The original North American Ford Escort was based (somewhat loosely) on its European cousin and was sold from the 1981 through 1990 model years. After that, the mighty Ford Empire turned to its Japanese ally, Mazda, for the Escort’s platform and that’s where it remained until the final ZX2 Escort coupes were sold here as 2003 models. I’ve neglected those early Mazda-based Escorts in this series up until now, so here’s one found in a Colorado car graveyard recently.

The U.S.-market Escort was available in wagon form from 1981 through 1999 model years. For 1993, the Escort wagon came only with the LX trim level and its MSRP was $10,367 (about $22,795 in 2024 dollars). It appears that this one started out at a dealership just outside of Kansas City.
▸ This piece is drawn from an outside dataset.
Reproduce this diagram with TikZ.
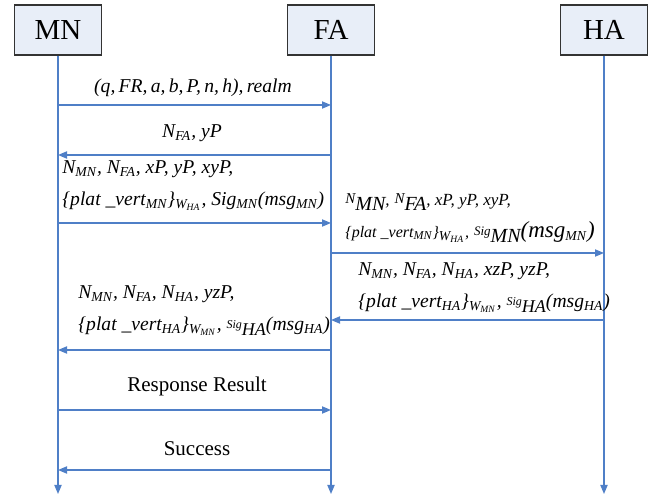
\documentclass[tikz,border=0pt]{standalone}
\usepackage{fontspec}
\setmainfont{Liberation Serif}
\usepackage{xcolor}
\usetikzlibrary{arrows.meta}
\definecolor{lineblue}{HTML}{4F7FC7}
\definecolor{boxfill}{HTML}{E8EEF8}
\newcommand{\lsub}[1]{\textsubscript{#1}}
\newcommand{\fsz}[1]{\fontsize{#1}{16}\selectfont}
% small raised / big lowered pieces
\newcommand{\up}[2]{\raisebox{1pt}{\fsz{#1}#2}}
\newcommand{\down}[2]{\raisebox{-2.5pt}{\fsz{#1}#2}}

\begin{document}
\begin{tikzpicture}[x=0.5pt,y=-0.5pt,
  entity/.style={draw=black!80,fill=boxfill,line width=0.6pt,minimum width=43.5pt,minimum height=25pt,inner sep=0pt,font=\fontsize{14.5}{16}\selectfont},
  life/.style={draw=lineblue,line width=0.6pt,-{Triangle[length=4.5pt,width=3.6pt]}},
  msg/.style={life},
  lbl/.style={inner sep=0pt,font=\fontsize{10.5}{16}\selectfont},
  lblml/.style={lbl,align=left,anchor=west,font=\fontsize{9.8}{16}\selectfont\itshape}]
%%\draw[help lines] (0,0) grid[step=50] (649,497);
\useasboundingbox (0,0) rectangle (649,497);
\node [entity] (MN) at (58,30) {MN};
\node [entity] (FA) at (331,30) {FA};
\node [entity] (HA) at (604,30) {HA};
\coordinate (MNend) at (58,494);
\coordinate (FAend) at (331,494);
\coordinate (HAend) at (604,494);
\draw [life] (MN.south) -- (MNend);
\draw [life] (FA.south) -- (FAend);
\draw [life] (HA.south) -- (HAend);
\foreach \n/\y in {1/105,2/155,3/223,4/253,5/320,6/350,7/410,8/470}{
  \coordinate (mn\n) at (58,\y);
  \coordinate (fa\n) at (331,\y);
  \coordinate (ha\n) at (604,\y);
}
\draw [msg] (mn1) -- (fa1);
\draw [msg] (fa2) -- (mn2);
\draw [msg] (mn3) -- (fa3);
\draw [msg] (fa4) -- (ha4);
\draw [msg] (ha5) -- (fa5);
\draw [msg] (fa6) -- (mn6);
\draw [msg] (mn7) -- (fa7);
\draw [msg] (fa8) -- (mn8);
\node [lbl,font=\fsz{9.8}\itshape] (lab1) at (193,88) {(q,\,FR,\,a,\,b,\,P,\,n,\,h),\,realm};
\node [lbl,font=\fsz{9.8}\itshape] (lab2) at (192,133) {N\lsub{FA}, yP};
\node [lblml] (lab3) at (62,186) {N\lsub{MN}, N\lsub{FA}, xP, yP, xyP,\\
  \{plat \_vert\lsub{MN}\}\lsub{W\lsub{HA}}, Sig\lsub{MN}(msg\lsub{MN})};
\node [lblml] (lab4) at (345,218) {\up{7.5}{N}\down{10}{MN}{\fsz{8.5},} \up{7.5}{N}\down{10}{FA}{\fsz{8.5}, xP, yP, xyP,}\\
  {\fsz{8}\{plat \_vert\lsub{MN}\}}\lsub{W\lsub{HA}}{\fsz{8},} \up{6.5}{Sig}\down{10}{MN}{\fsz{11.5}(msg}\lsub{MN}{\fsz{11.5})}};
\node [lblml] (lab5) at (358,288) {N\lsub{MN}, N\lsub{FA}, N\lsub{HA}, xzP, yzP,\\
  \{plat \_vert\lsub{HA}\}\lsub{W\lsub{MN}}, \up{6}{Sig}\down{9}{HA}(msg\lsub{HA})};
\node [lblml] (lab6) at (78,311) {N\lsub{MN}, N\lsub{FA}, N\lsub{HA}, yzP,\\
  \{plat \_vert\lsub{HA}\}\lsub{W\lsub{MN}}, \up{6}{Sig}\down{9}{HA}(msg\lsub{HA})};
\node [lbl] (lab7) at (197,386) {Response Result};
\node [lbl] (lab8) at (197,449) {Success};
\end{tikzpicture}
\end{document}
A 1993 non-wagon Escort buyer getting the LX-E or GT models got a 1.8-liter DOHC Mazda four-cylinder rated at 127 horsepower, while all the other American Escorts that year came with this 1.9-liter Ford CVH and its 88 horses.

Wagons deserve manual transmissions, and that’s what this car has. A four-speed automatic was available in several option packages or as a standalone purchase for $732 ($1,610 after inflation).

This car was a platform sibling to the Mazda 323 aka Protegé, which made it a close cousin to the 1991-1994 Mercury Capri. Its Mercury-badged twin was the Tracer.

Station wagons were on their way out of favor with American consumers in 1993, nearly a decade after the first Chrysler minivans and Jeep XJ Cherokees appeared, two years after the debut of the Ford Explorer and the model year of the first Jeep Grand Cherokees. Three years later, the Toyota RAV4 showed up in the United States, followed by the Honda CR-V a year after that, ensuring that Escort-sized wagons didn’t have much longer to live on showroom floors.

This deeply offensive bumper sticker was the creation of the late Frank T. Kostecki, an Ohio fur trapper and businessman who owned Kosky’s Trading Post in Sullivan and offered a full line of stickers promoting the consumption of roadkill possum.

Ford still hadn’t gone to six-digit odometers on the Escort by the time this one was built, so we can’t know its final mileage total.

Your friendly Northwest Ford dealer would toss in air conditioning, AM/FM stereo and a luggage rack at no extra cost!